Por: Alberto Barrera Tyszka
Una mujer camina por la calle con cara de angustia, mirando hacia todos lados. Carga un bebé dormido en el brazo izquierdo. Su mano derecha alza un récipe médico. No quiere plata. Solo quiere que alguien le compre unos remedios. El problema no es solo encontrar lo que se busca. Después viene la tragedia de no tener con qué pagarlo. Poco a poco, lentamente, quizás todos terminemos ejerciendo alguna forma de mendicidad.
Para los que tenemos la imaginación económica corta, esta mujer es un dato puntual, una cifra matemática que se ha fugado de los exitosos informes del gobierno. Nos dicen PIB y pensamos en ella. O en otro caso. Cada vez son más, cada vez están más cerca o ya se han instalado en nuestras propias vidas. No hay discurso más contundente que la quincena que no alcanza. No hay estadística más exacta que llevarse la mano a la cartera y encontrar el vacío.
Chávez elaboró una nueva narrativa nacional resucitando la certeza de que somos un país rico, uno de los países más ricos del mundo. Le propuso a la nación la idea de que la riqueza no había que producirla, que ya estaba aquí, navegando, fluyendo entre nosotros. Que lo único que hacía falta era saber administrarla, distribuirla, repartirla con mayor justicia.
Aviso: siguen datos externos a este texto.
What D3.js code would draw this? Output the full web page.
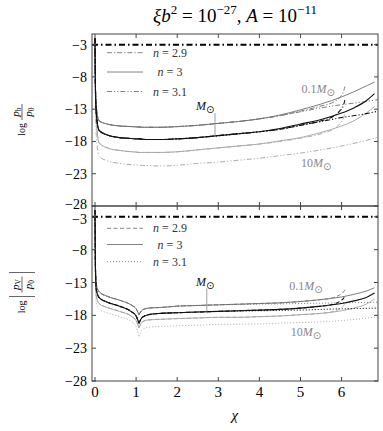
<!DOCTYPE html>
<html>
<head>
<meta charset="utf-8">
<script src="https://cdn.jsdelivr.net/npm/d3@7"></script>
<style>
  body { margin: 0; background: #fff; }
  svg { display: block; font-family: "Liberation Serif", "DejaVu Serif", serif; }
</style>
</head>
<body>
<svg id="chart" width="383" height="431"></svg>
<script>
// chi grids: n = 2.9 runs stop early, n = 3.1 runs go past the frame
const chi29 = [0, 0.01, 0.03, 0.1, 0.3, 0.6, 0.9, 1.0, 1.07, 1.15, 1.3, 1.6, 2.0, 2.5, 3.0, 3.5, 4.0, 4.5, 5.0, 5.5, 5.8, 5.95, 6.05, 6.08];
const chi30 = [0, 0.01, 0.03, 0.1, 0.3, 0.6, 0.9, 1.0, 1.07, 1.15, 1.3, 1.6, 2.0, 2.5, 3.0, 3.5, 4.0, 4.5, 5.0, 5.5, 6.0, 6.3, 6.6, 6.8];
const chi31 = [0, 0.01, 0.03, 0.1, 0.3, 0.6, 0.9, 1.0, 1.07, 1.15, 1.3, 1.6, 2.0, 2.5, 3.0, 3.5, 4.0, 4.5, 5.0, 5.5, 6.0, 6.5, 6.9];

// top panel: log pb/p0
const pb01_n29 = [-2, -9, -12.5, -14.8, -15.3, -15.6, -15.7, -15.75, -15.75, -15.8, -15.8, -15.8, -15.7, -15.5, -15.2, -14.9, -14.5, -14.0, -13.3, -12.5, -11.9, -11.2, -10.2, -9.5];
const pb01_n30 = [-2, -9, -12.5, -14.8, -15.3, -15.6, -15.7, -15.75, -15.75, -15.8, -15.8, -15.8, -15.7, -15.5, -15.2, -14.9, -14.5, -13.9, -13.1, -12.2, -11.1, -10.3, -9.4, -8.8];
const pb01_n31 = [-2, -9, -12.5, -14.8, -15.3, -15.6, -15.7, -15.75, -15.75, -15.8, -15.8, -15.8, -15.7, -15.5, -15.2, -14.9, -14.5, -14.0, -13.4, -12.8, -12.3, -11.9, -11.5];
const pb1_n29 = [-2, -9.5, -13.5, -16.3, -17.0, -17.4, -17.55, -17.6, -17.6, -17.65, -17.7, -17.7, -17.6, -17.4, -17.1, -16.8, -16.5, -16.1, -15.5, -14.8, -14.1, -13.3, -12.3, -11.6];
const pb1_n30 = [-2, -9.5, -13.5, -16.3, -17.0, -17.4, -17.55, -17.6, -17.6, -17.65, -17.7, -17.7, -17.6, -17.4, -17.1, -16.8, -16.5, -16.0, -15.3, -14.6, -13.6, -12.8, -11.7, -10.6];
const pb1_n31 = [-2, -9.5, -13.5, -16.3, -17.0, -17.4, -17.55, -17.6, -17.6, -17.65, -17.7, -17.7, -17.6, -17.4, -17.1, -16.8, -16.5, -16.1, -15.5, -14.9, -14.3, -13.8, -13.3];
const pb10_n29 = [-2, -10, -14.5, -18.2, -19.0, -19.4, -19.6, -19.65, -19.7, -19.7, -19.7, -19.7, -19.6, -19.3, -19.0, -18.7, -18.4, -18.0, -17.5, -16.8, -16.1, -15.3, -14.3, -13.7];
const pb10_n30 = [-2, -10, -14.5, -18.2, -19.0, -19.4, -19.6, -19.65, -19.7, -19.7, -19.7, -19.7, -19.6, -19.3, -19.0, -18.7, -18.4, -17.9, -17.4, -16.6, -15.6, -14.8, -13.6, -12.6];
const pb10_n31 = [-2, -11, -17, -20.3, -21.0, -21.4, -21.6, -21.65, -21.7, -21.7, -21.75, -21.8, -21.7, -21.4, -21.2, -20.9, -20.6, -20.2, -19.8, -19.3, -18.7, -18.0, -17.3];

// bottom panel: log |pV/p0|
const pv01_n29 = [-2, -10, -13.2, -14.4, -15.1, -15.7, -16.5, -17.0, -17.9, -17.2, -16.9, -16.8, -16.6, -16.5, -16.4, -16.3, -16.2, -16.1, -15.9, -15.6, -15.3, -14.9, -14.4, -14.1];
const pv01_n30 = [-2, -10, -13.2, -14.4, -15.1, -15.7, -16.5, -17.0, -17.9, -17.2, -16.9, -16.8, -16.6, -16.5, -16.4, -16.3, -16.2, -16.1, -15.9, -15.6, -15.2, -14.8, -14.3, -13.8];
const pv01_n31 = [-2, -10, -13.2, -14.4, -15.1, -15.7, -16.5, -17.0, -17.9, -17.2, -16.9, -16.8, -16.6, -16.5, -16.4, -16.35, -16.3, -16.25, -16.2, -16.15, -16.1, -16.05, -16.0];
const pv1_n29 = [-2, -10.5, -14, -15.3, -16.0, -16.6, -17.5, -18.1, -19.2, -18.3, -17.9, -17.7, -17.6, -17.5, -17.4, -17.3, -17.2, -17.1, -16.9, -16.6, -16.3, -15.9, -15.4, -15.1];
const pv1_n30 = [-2, -10.5, -14, -15.3, -16.0, -16.6, -17.5, -18.1, -19.2, -18.3, -17.9, -17.7, -17.6, -17.5, -17.4, -17.3, -17.2, -17.1, -16.9, -16.6, -16.2, -15.8, -15.3, -14.6];
const pv1_n31 = [-2, -10.5, -14, -15.3, -16.0, -16.6, -17.5, -18.1, -19.2, -18.3, -17.9, -17.7, -17.6, -17.5, -17.4, -17.35, -17.3, -17.25, -17.2, -17.1, -17.0, -16.95, -16.9];
const pv10_n29 = [-2, -11, -15, -16.2, -16.8, -17.4, -18.2, -18.8, -19.9, -19.0, -18.7, -18.6, -18.5, -18.4, -18.3, -18.3, -18.2, -18.1, -17.9, -17.7, -17.4, -17.0, -16.5, -16.2];
const pv10_n30 = [-2, -11, -15, -16.2, -16.8, -17.4, -18.2, -18.8, -19.9, -19.0, -18.7, -18.6, -18.5, -18.4, -18.3, -18.3, -18.2, -18.1, -17.9, -17.7, -17.3, -16.9, -16.3, -15.5];
const pv10_n31 = [-2, -12, -16, -17.1, -17.6, -18.2, -19.0, -19.7, -21.2, -20.2, -19.8, -19.7, -19.6, -19.5, -19.4, -19.35, -19.3, -19.2, -19.1, -19.0, -18.8, -18.5, -18.2];

const xTicks = [0, 1, 2, 3, 4, 5, 6];
const yTicks = [-3, -8, -13, -18, -23, -28];
const refLevel = -3;          // thick dash-dot line in both panels
const cuspIndex = 8;          // chi = 1.07, sharp dip of pV

const masses = ['10', '0.1', '1'];   // draw order: light gray, gray, black
const nValues = ['2.9', '3', '3.1'];

const svg = d3.select('#chart');
const left = 92, right = 378;
const panels = [
  { key: 'pb', top: 34, bottom: 206, grids: { '2.9': chi29, '3': chi30, '3.1': chi31 },
    data: { '0.1': [pb01_n29, pb01_n30, pb01_n31], '1': [pb1_n29, pb1_n30, pb1_n31], '10': [pb10_n29, pb10_n30, pb10_n31] },
    dash: { '2.9': '5,2,1.2,2', '3': null, '3.1': '5,2,1.2,2,1.2,2' }, split: false },
  { key: 'pv', top: 206, bottom: 381, grids: { '2.9': chi29, '3': chi30, '3.1': chi31 },
    data: { '0.1': [pv01_n29, pv01_n30, pv01_n31], '1': [pv1_n29, pv1_n30, pv1_n31], '10': [pv10_n29, pv10_n30, pv10_n31] },
    dash: { '2.9': '4,2.5', '3': null, '3.1': '1,2' }, split: true }
];

const massColor = { '0.1': '#6e6e6e', '1': '#111', '10': '#a3a3a3' };
const massWidth = { '0.1': 0.9, '1': 1.1, '10': 0.9 };

const x = d3.scaleLinear().domain([-0.073, 6.886]).range([left, right]);

const defs = svg.append('defs');

panels.forEach((p, pi) => {
  const y = d3.scaleLinear().domain([-28, -1.35]).range([p.bottom, p.top]);
  p.y = y;

  defs.append('clipPath').attr('id', 'clip' + pi)
    .append('rect')
      .attr('x', left).attr('y', p.top)
      .attr('width', right - left).attr('height', p.bottom - p.top);

  const g = svg.append('g');
  const plot = g.append('g').attr('clip-path', `url(#clip${pi})`);

  // reference level
  plot.append('line')
    .attr('x1', left).attr('x2', right)
    .attr('y1', y(refLevel)).attr('y2', y(refLevel))
    .attr('stroke', '#000').attr('stroke-width', 2)
    .attr('stroke-dasharray', '6,3,1.5,3');

  const line = d3.line()
    .x(d => x(d[0]))
    .y(d => y(d[1]))
    .curve(d3.curveMonotoneX);

  masses.forEach(m => {
    nValues.forEach((n, ni) => {
      const pts = p.grids[n].map((c, i) => [c, p.data[m][ni][i]]);
      const pieces = p.split ? [pts.slice(0, cuspIndex + 1), pts.slice(cuspIndex)] : [pts];
      pieces.forEach(seg => {
        plot.append('path')
          .attr('d', line(seg))
          .attr('fill', 'none')
          .attr('stroke', massColor[m])
          .attr('stroke-width', massWidth[m])
          .attr('stroke-dasharray', p.dash[n]);
      });
    });
  });

  // frame
  g.append('rect')
    .attr('x', left).attr('y', p.top)
    .attr('width', right - left).attr('height', p.bottom - p.top)
    .attr('fill', 'none').attr('stroke', '#444').attr('stroke-width', 1);

  // inward ticks on all sides
  const tk = 4;
  xTicks.forEach(t => {
    g.append('line').attr('x1', x(t)).attr('x2', x(t)).attr('y1', p.bottom).attr('y2', p.bottom - tk).attr('stroke', '#444');
    g.append('line').attr('x1', x(t)).attr('x2', x(t)).attr('y1', p.top).attr('y2', p.top + tk).attr('stroke', '#444');
  });
  yTicks.forEach(t => {
    g.append('line').attr('x1', left).attr('x2', left + tk).attr('y1', y(t)).attr('y2', y(t)).attr('stroke', '#444');
    g.append('line').attr('x1', right).attr('x2', right - tk).attr('y1', y(t)).attr('y2', y(t)).attr('stroke', '#444');
    // the -28 of the top panel and the -3 below it sit close, nudge them apart
    let nudge = 0;
    if (pi === 0 && t === -28) nudge = -2;
    if (pi === 1 && t === -3) nudge = 2;
    g.append('text')
      .attr('x', left - 5).attr('y', y(t) + 5 + nudge)
      .attr('text-anchor', 'end')
      .attr('font-size', 14)
      .text(d3.format('d')(t));
  });
});

// x tick labels and title under the bottom panel
xTicks.forEach(t => {
  svg.append('text')
    .attr('x', x(t)).attr('y', 397)
    .attr('text-anchor', 'middle')
    .attr('font-size', 15)
    .text(t);
});
svg.append('text')
  .attr('x', x(3.4)).attr('y', 420)
  .attr('text-anchor', 'middle')
  .attr('font-size', 15).attr('font-style', 'italic')
  .text('χ');

// title
const title = svg.append('text')
  .attr('x', (left + right) / 2).attr('y', 22)
  .attr('text-anchor', 'middle')
  .attr('font-size', 19);
title.append('tspan').attr('font-style', 'italic').text('ξb');
title.append('tspan').attr('font-size', 13).attr('dy', -8).text('2');
title.append('tspan').attr('dy', 8).text(' = 10');
title.append('tspan').attr('font-size', 13).attr('dy', -8).text('−27');
title.append('tspan').attr('dy', 8).text(', ');
title.append('tspan').attr('font-style', 'italic').text('A');
title.append('tspan').text(' = 10');
title.append('tspan').attr('font-size', 13).attr('dy', -8).text('−11');

// y axis labels (rotated), a small fraction after "log"
function frac(g, cx, sub) {
  const num = g.append('text').attr('x', cx).attr('y', -3).attr('text-anchor', 'middle').attr('font-size', 11);
  num.append('tspan').attr('font-style', 'italic').text('p');
  num.append('tspan').attr('font-size', 7.5).attr('dy', 2).text(sub);
  const den = g.append('text').attr('x', cx).attr('y', 10).attr('text-anchor', 'middle').attr('font-size', 11);
  den.append('tspan').attr('font-style', 'italic').text('p');
  den.append('tspan').attr('font-size', 7.5).attr('dy', 2).text('0');
  g.append('line').attr('x1', cx - 8).attr('x2', cx + 8).attr('y1', 0).attr('y2', 0)
    .attr('stroke', '#000').attr('stroke-width', 0.6);
}

const yl1 = svg.append('g').attr('transform', `translate(22,${(panels[0].top + panels[0].bottom) / 2}) rotate(-90)`);
yl1.append('text').attr('x', -3).attr('y', 3).attr('text-anchor', 'end').attr('font-size', 10).text('log');
frac(yl1, 8, 'b');

const yl2 = svg.append('g').attr('transform', `translate(22,${(panels[1].top + panels[1].bottom) / 2}) rotate(-90)`);
yl2.append('text').attr('x', -7).attr('y', 3).attr('text-anchor', 'end').attr('font-size', 10).text('log');
frac(yl2, 9, 'V');
[-3, 21].forEach(bx => {
  yl2.append('line').attr('x1', bx).attr('x2', bx).attr('y1', -13).attr('y2', 13)
    .attr('stroke', '#000').attr('stroke-width', 0.6);
});

// legends
const legendRows = [
  { panel: 0, ys: [52.7, 72, 91.5] },
  { panel: 1, ys: [228.3, 244.5, 261.7] }
];
legendRows.forEach(lr => {
  const p = panels[lr.panel];
  nValues.forEach((n, i) => {
    const yy = lr.ys[i];
    svg.append('line')
      .attr('x1', 107).attr('x2', 143).attr('y1', yy).attr('y2', yy)
      .attr('stroke', '#777').attr('stroke-width', 0.9)
      .attr('stroke-dasharray', p.dash[n]);
    const t = svg.append('text')
      .attr('x', 170).attr('y', yy + 4)
      .attr('text-anchor', 'middle')
      .attr('font-size', 12).attr('fill', '#333');
    t.append('tspan').attr('font-style', 'italic').text('n');
    t.append('tspan').text(' = ' + n);
  });
});

// mass annotations
const notes = [
  { panel: 0, pre: '', chi: 2.68, v: -13.2, color: '#111' },
  { panel: 0, pre: '0.1', chi: 5.43, v: -10.5, color: '#888' },
  { panel: 0, pre: '10', chi: 5.38, v: -22.0, color: '#888' },
  { panel: 1, pre: '', chi: 2.68, v: -13.5, color: '#111' },
  { panel: 1, pre: '0.1', chi: 5.13, v: -14.2, color: '#888' },
  { panel: 1, pre: '10', chi: 5.13, v: -21.1, color: '#888' }
];
notes.forEach(nt => {
  const y = panels[nt.panel].y;
  const t = svg.append('text')
    .attr('x', x(nt.chi)).attr('y', y(nt.v))
    .attr('text-anchor', 'middle')
    .attr('font-size', 12).attr('fill', nt.color);
  if (nt.pre) t.append('tspan').text(nt.pre);
  t.append('tspan').attr('font-style', 'italic').text('M');
  t.append('tspan').attr('font-size', 10).attr('dy', 3).attr('font-family', 'DejaVu Sans').text('⊙');
});

// pointer lines from the M⊙ labels down to the solar-mass curve
const pointers = [
  { panel: 0, chi: 2.92, from: -13.6, to: -17.15 },
  { panel: 1, chi: 2.72, from: -13.9, to: -17.45 }
];
pointers.forEach(pt => {
  const y = panels[pt.panel].y;
  svg.append('line')
    .attr('x1', x(pt.chi)).attr('x2', x(pt.chi))
    .attr('y1', y(pt.from)).attr('y2', y(pt.to))
    .attr('stroke', '#777').attr('stroke-width', 0.7);
});
</script>
</body>
</html>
Terminó creyendo que la historia del país y su historia personal eran la misma aventura. Gozó de todos los favores del Estado mientras decía que “ser rico es malo”. Lo mismo podrían repetir sus hijas ahora, todavía instaladas en La Casona.
Sin embargo, en medio de la ilusión, de estos 15 años prometiendo un cielo socialista lleno de bienestar y prosperidad, de pronto aparece ahora la economía a aguarnos la fiesta. Aquello que durante tantos años vaticinaron algunos especialistas y académicos por fin y por desgracia está aquí. Llegó la inflación y mandó a parar.
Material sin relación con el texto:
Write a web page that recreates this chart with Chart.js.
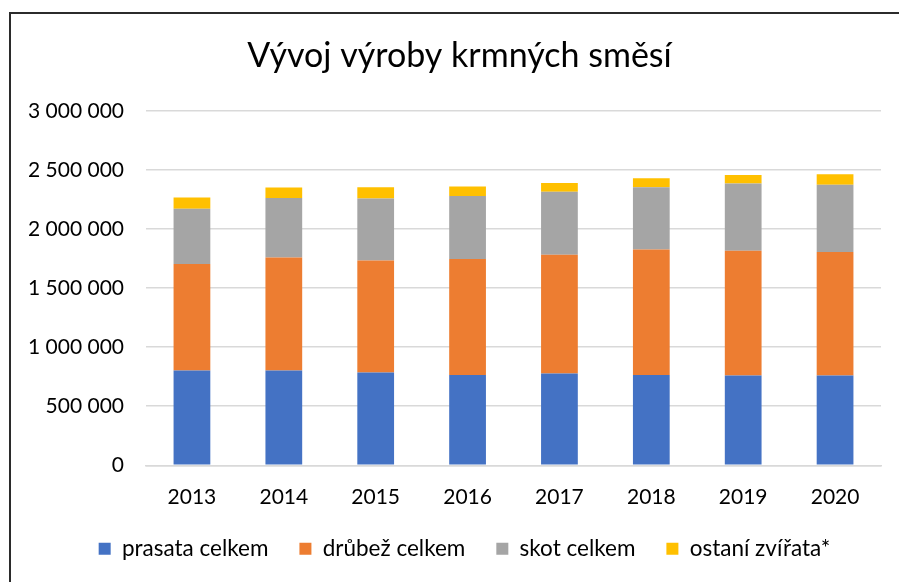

El discurso oficial con respecto a la crisis económica ha variado más que el dólar negro. Chávez garantizaba sobre todo una retórica única, que se reproducía con rigor industrial en todos sus funcionarios y seguidores. Ahora, la multiplicidad de voces solo parece producir una coral que aumenta la confusión. El argumento de la famosa “guerra económica” no parece haber resultado demasiado exitoso. Cuando Elías Jaua proclama aguerridamente que no hay divisiones internas, que todo es “una lucha del pueblo contra la burguesía”, ya más de uno piensa que es cierto, pero que la verdadera burguesía está ahora en el gobierno. Cuando dicen “oligarcas”, se nombran.
Antes, Maduro pensaba que la crisis podía ser una “bendición”, una oportunidad para llegar más rápido al socialismo. Ahora trae refuerzos de Cuba, justo cuando Cuba está reconociendo mundialmente el fracaso de su modelo. Esta semana, Maduro nos promete un “sacudón” en el gobierno. Pero luego repite la hojarasca de siempre: “Formación para la transformación”, “eficiencia socialista”, “Plan de la Patria”… después de década y media, todavía hablan de “perfeccionar los métodos de la revolución”.
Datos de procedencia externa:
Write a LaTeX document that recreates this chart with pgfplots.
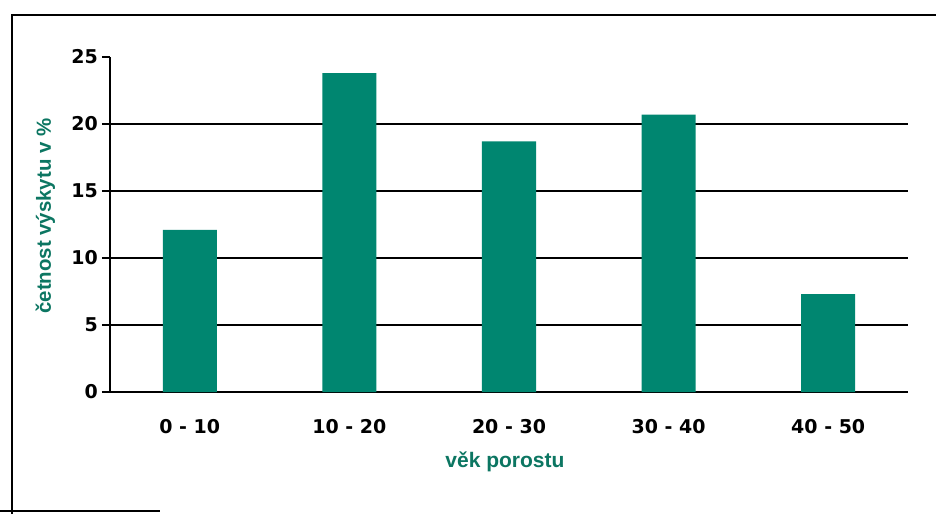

Pero la palabra “sacudón” asusta. Quizás suena demasiado cercana a “paquetazo”. Es parte de la amenaza que han ido dejando colar lentamente. Es parte del viraje. La calle lo sabe, pero el gobierno aún no se atreve a reconocerlo. Algo viene. Algo está por suceder. El ministro Menéndez asegura que “el Plan de la Patria existe en la gran esfera nacional y en lo concreto del barrio, en cómo vivimos y cómo vamos a vivir en revolución, cómo van a ser nuestros años en el futuro que solo en revolución podemos tenerlos y conquistarlos”. Suena bonito. Pero no suena a verdad. La economía es otra cosa. La economía es la señora con el récipe en la mano. La economía es el precio de la harina. La economía son las monedas que nos faltan. Dos menos dos que no son cuatro.
Hace año y medio, Hugo Chávez aseguró que “aquí no hay paquetazo, ni habrá paquetazo, porque gobierna la revolución. Y porque va a seguir gobernando la revolución”. Sus herederos hoy parecen anunciarnos otra cosa. La fantasía tampoco tiene precio justo.